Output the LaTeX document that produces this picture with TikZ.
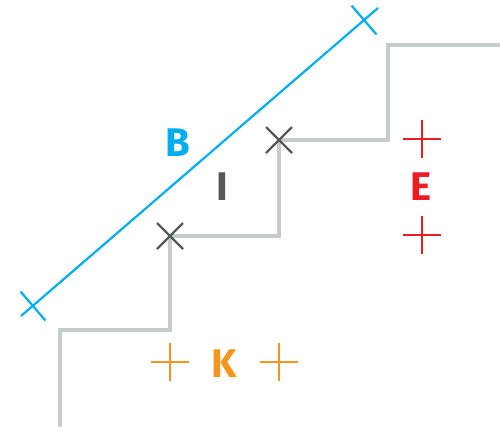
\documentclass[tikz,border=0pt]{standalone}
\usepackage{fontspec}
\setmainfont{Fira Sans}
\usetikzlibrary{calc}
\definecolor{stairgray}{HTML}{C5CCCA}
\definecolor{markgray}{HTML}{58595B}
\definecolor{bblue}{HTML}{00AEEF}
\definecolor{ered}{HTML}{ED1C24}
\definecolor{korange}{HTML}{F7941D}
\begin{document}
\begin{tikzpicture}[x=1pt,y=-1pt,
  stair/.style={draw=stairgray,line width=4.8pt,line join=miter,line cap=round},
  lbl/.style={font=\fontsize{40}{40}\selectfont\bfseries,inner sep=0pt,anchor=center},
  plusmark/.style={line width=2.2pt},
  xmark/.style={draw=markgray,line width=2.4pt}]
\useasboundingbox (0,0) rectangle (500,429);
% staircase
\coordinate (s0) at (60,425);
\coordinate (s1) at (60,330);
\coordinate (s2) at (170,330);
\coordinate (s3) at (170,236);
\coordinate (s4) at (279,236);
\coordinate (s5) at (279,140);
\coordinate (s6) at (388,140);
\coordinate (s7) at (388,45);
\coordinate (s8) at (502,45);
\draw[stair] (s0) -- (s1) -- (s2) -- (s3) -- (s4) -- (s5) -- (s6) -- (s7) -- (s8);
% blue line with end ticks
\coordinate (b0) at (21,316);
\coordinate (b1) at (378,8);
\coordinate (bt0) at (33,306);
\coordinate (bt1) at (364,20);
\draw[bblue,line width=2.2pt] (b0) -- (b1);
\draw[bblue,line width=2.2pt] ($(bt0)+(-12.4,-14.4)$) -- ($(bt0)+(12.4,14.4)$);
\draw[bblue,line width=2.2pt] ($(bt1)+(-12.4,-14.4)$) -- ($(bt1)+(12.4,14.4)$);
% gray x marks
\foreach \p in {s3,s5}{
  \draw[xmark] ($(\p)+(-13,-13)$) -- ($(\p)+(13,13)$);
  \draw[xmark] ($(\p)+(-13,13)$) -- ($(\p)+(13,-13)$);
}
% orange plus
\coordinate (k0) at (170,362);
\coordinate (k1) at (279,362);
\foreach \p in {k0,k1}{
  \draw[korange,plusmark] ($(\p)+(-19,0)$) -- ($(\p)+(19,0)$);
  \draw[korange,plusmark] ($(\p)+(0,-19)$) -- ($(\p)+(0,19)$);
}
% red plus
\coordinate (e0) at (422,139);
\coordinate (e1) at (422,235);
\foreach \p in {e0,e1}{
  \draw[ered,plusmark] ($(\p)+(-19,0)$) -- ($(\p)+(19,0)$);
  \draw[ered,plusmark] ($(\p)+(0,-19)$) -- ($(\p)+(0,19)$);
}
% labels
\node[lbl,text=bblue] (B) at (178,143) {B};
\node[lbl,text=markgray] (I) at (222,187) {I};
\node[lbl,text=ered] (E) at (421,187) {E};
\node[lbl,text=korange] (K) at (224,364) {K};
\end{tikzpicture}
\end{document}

----------------------------------------

WHAT YOU WILL DO:
Restate the data above exactly, stripping out each image.

RESPONSE:
Output the LaTeX document that produces this picture with TikZ.
\documentclass[tikz,border=0pt]{standalone}
\usepackage{fontspec}
\setmainfont{Fira Sans}
\usetikzlibrary{calc}
\definecolor{stairgray}{HTML}{C5CCCA}
\definecolor{markgray}{HTML}{58595B}
\definecolor{bblue}{HTML}{00AEEF}
\definecolor{ered}{HTML}{ED1C24}
\definecolor{korange}{HTML}{F7941D}
\begin{document}
\begin{tikzpicture}[x=1pt,y=-1pt,
  stair/.style={draw=stairgray,line width=4.8pt,line join=miter,line cap=round},
  lbl/.style={font=\fontsize{40}{40}\selectfont\bfseries,inner sep=0pt,anchor=center},
  plusmark/.style={line width=2.2pt},
  xmark/.style={draw=markgray,line width=2.4pt}]
\useasboundingbox (0,0) rectangle (500,429);
% staircase
\coordinate (s0) at (60,425);
\coordinate (s1) at (60,330);
\coordinate (s2) at (170,330);
\coordinate (s3) at (170,236);
\coordinate (s4) at (279,236);
\coordinate (s5) at (279,140);
\coordinate (s6) at (388,140);
\coordinate (s7) at (388,45);
\coordinate (s8) at (502,45);
\draw[stair] (s0) -- (s1) -- (s2) -- (s3) -- (s4) -- (s5) -- (s6) -- (s7) -- (s8);
% blue line with end ticks
\coordinate (b0) at (21,316);
\coordinate (b1) at (378,8);
\coordinate (bt0) at (33,306);
\coordinate (bt1) at (364,20);
\draw[bblue,line width=2.2pt] (b0) -- (b1);
\draw[bblue,line width=2.2pt] ($(bt0)+(-12.4,-14.4)$) -- ($(bt0)+(12.4,14.4)$);
\draw[bblue,line width=2.2pt] ($(bt1)+(-12.4,-14.4)$) -- ($(bt1)+(12.4,14.4)$);
% gray x marks
\foreach \p in {s3,s5}{
  \draw[xmark] ($(\p)+(-13,-13)$) -- ($(\p)+(13,13)$);
  \draw[xmark] ($(\p)+(-13,13)$) -- ($(\p)+(13,-13)$);
}
% orange plus
\coordinate (k0) at (170,362);
\coordinate (k1) at (279,362);
\foreach \p in {k0,k1}{
  \draw[korange,plusmark] ($(\p)+(-19,0)$) -- ($(\p)+(19,0)$);
  \draw[korange,plusmark] ($(\p)+(0,-19)$) -- ($(\p)+(0,19)$);
}
% red plus
\coordinate (e0) at (422,139);
\coordinate (e1) at (422,235);
\foreach \p in {e0,e1}{
  \draw[ered,plusmark] ($(\p)+(-19,0)$) -- ($(\p)+(19,0)$);
  \draw[ered,plusmark] ($(\p)+(0,-19)$) -- ($(\p)+(0,19)$);
}
% labels
\node[lbl,text=bblue] (B) at (178,143) {B};
\node[lbl,text=markgray] (I) at (222,187) {I};
\node[lbl,text=ered] (E) at (421,187) {E};
\node[lbl,text=korange] (K) at (224,364) {K};
\end{tikzpicture}
\end{document}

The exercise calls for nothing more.